We thought deer, maybe moose (would have to be baby-sized), but the prints don’t seem deep enough…
My neighbor’s two horses got loose once and took a stroll through my garden. They nibbled on the apple trees a little but otherwise left only footprints.
We hadn’t thought of horses, something to consider… ;)
Your garden is so pretty. Those critter invasions are vexing. I’ve not had too many problems this year, mostly birds, but I keep seeing a bunny near the house and I’m hoping that one of the local raptors or coyotes finds it before it finds my vegetables.
I rely pretty heavily on the farmer’s market also, especially for fruit, it’s so nice to have that option.
Fruit’s a hard one, especially with critter competition, though you do grow an amazing array of delicious things! We did wonder if it was a coyote rather than a deer that visited…
I hadn’t heard of Agretti, either. I wonder if the invader was a deer? Or maybe there would have been more damage if it was a deer? I agree that your garden is pretty–and so well organized. I’m jealous of all the sunny space you have. What a yummy harvest!
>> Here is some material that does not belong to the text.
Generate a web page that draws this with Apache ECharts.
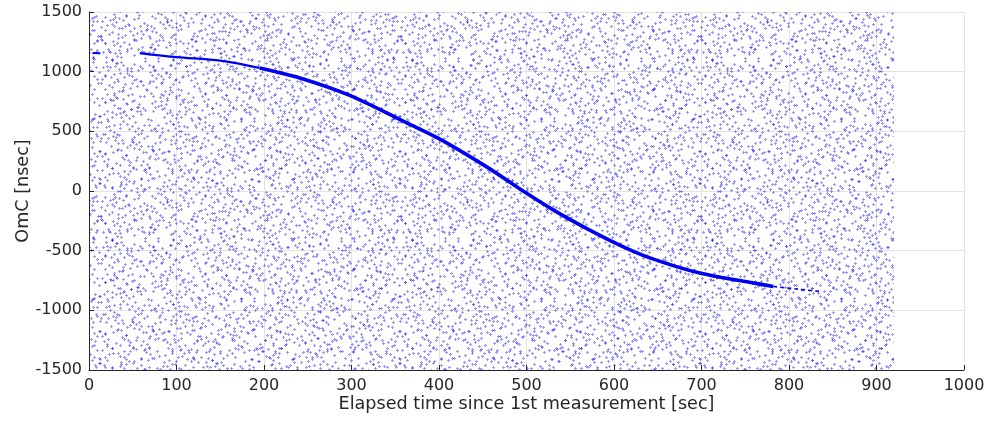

We’re thinking the same thing, that the garden would have been completely mauled if it had been a deer. Our latest thinking is that it might have been a raccoon, and that it could have climbed the fence post, and tore the fencing trying to get out.
looks delicious! All those colours too we are in the middle of winter so not much variety coming out the patch!
We’re very much enjoying what’s in available now, knowing full well the season is short! And congratulations! ;)
My guess with the downed fence and footprints would be deer. Something may have spooked it reason for not much damage. Looked up agretti, sounds like an interesting plant, will check out the garden center for seeds.
We do have a problem with deer here but think it might be something smaller that got in. I also added a link for agretti seed, it’s from http://www.growitalian.com.
Thanks for the link.
I’m voting for deer being your invaders. Your lucky you got off so easy!! Your garden and harvest looks fantastic!!
I know, the damage could’ve been much worse! I’m still scratching my head over the choice of Italian chicory, the most bitter plant in the garden.